Benz: Or performance-chasing angles?
Charlson: Or performance-chasing, as well, yes.
Benz: So Josh, when you look at the series--the top ratings, the Gold ratings currently--Vanguard and T. Rowe Price are at the top of the list. Let's talk about what you think those groups are doing right in terms of their target-date lineups.
Charlson: Sure, and those are two target-date series that we have liked for quite a while. They both approach it somewhat differently. There's no one single way to get to a top rating. Vanguard is index-based, and very low-cost. The fees have always been a big advantage for them. They're experts in indexing and have very low tracking error. And they're thoughtful about their asset allocation. They made a change about a year ago, I think, raising their international allocation from 20% to 30%. They put some research into it. They put some good communications out about it.
T. Rowe Price on the other hand is mostly actively managed, though they do use some indexes. For an active manager, their prices are good. Their underlying funds are very strong. Even though they have one of the more aggressive glide paths or asset allocations, their funds have sort of made up for performance during down markets. They do quite well versus expectations and, again, on an asset-allocation perspective, they are very consistent and very thoughtful, with a lot of resources put there.
Benz: Then on the next rung, in terms of the rating system, the Silver-rated series, you've got American Funds, Manning & Napier, JPMorgan and MFS. That's obviously a broad basket, but let's talk about some of the highlights within that Silver band.
Charlson: It's kind of an eclectic group.

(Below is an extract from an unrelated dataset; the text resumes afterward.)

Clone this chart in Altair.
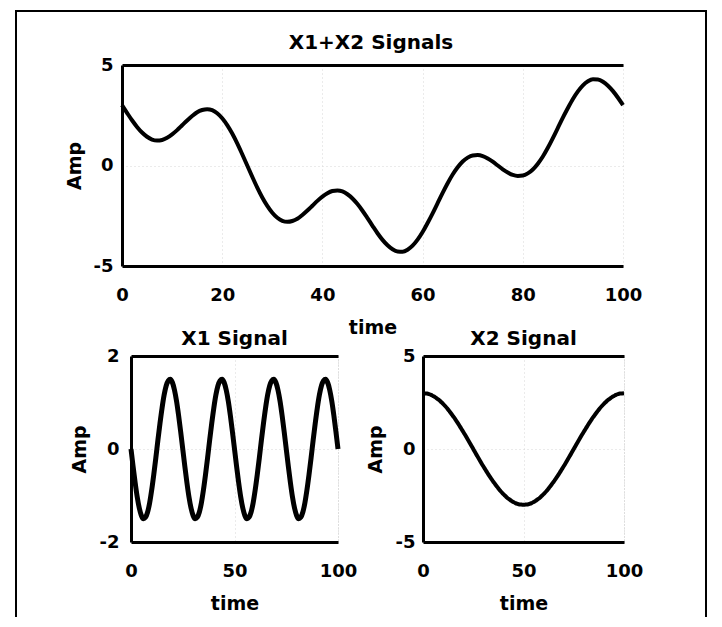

They run their series somewhat differently. American Funds has some of the strongest underlying equity funds. MFS is a series that we've liked, but it's been hurt by its fees in the past. We made a change to our price methodology that sort of makes it a little fairer for firms that distribute to smaller plan which can have some broker charges on that; they look better under that system. They've got a nice asset-allocation process. Manning & Napier tends to have a more active process but their underlying funds have a long track record, very strong. And JPMorgan is very diversified and has very good asset allocation. They have a tactical process that's added value. We like the manager, Anne Lester, a lot.
Benz: Now, I guess a follow-up question for you, Josh, is if someone is looking at their employer's lineup, and they have a target-date provider who's not one of these top-rated providers, how should they think about whether to employ the target-date fund in their plan or whether to maybe cobble together their own choices?
Charlson: I would say anything that we rate Neutral or higher is something that we'd be very comfortable with an investor using, as I mentioned before. Neutral funds can perform well. They just have an area or two, usually that has something that's a little weaker, but we expect them to perform at least at the market level or the peer level. If something is rated Negative, we would recommend looking for other options, seeing if you can put together a similar asset-allocation program through index funds or the like.
Benz: Josh, Thank you so much, great research. We appreciate you sharing it with us.
Charlson: Thank you, Christine.
Benz: Thanks for watching. I'm Christine Benz for Morningstar.com.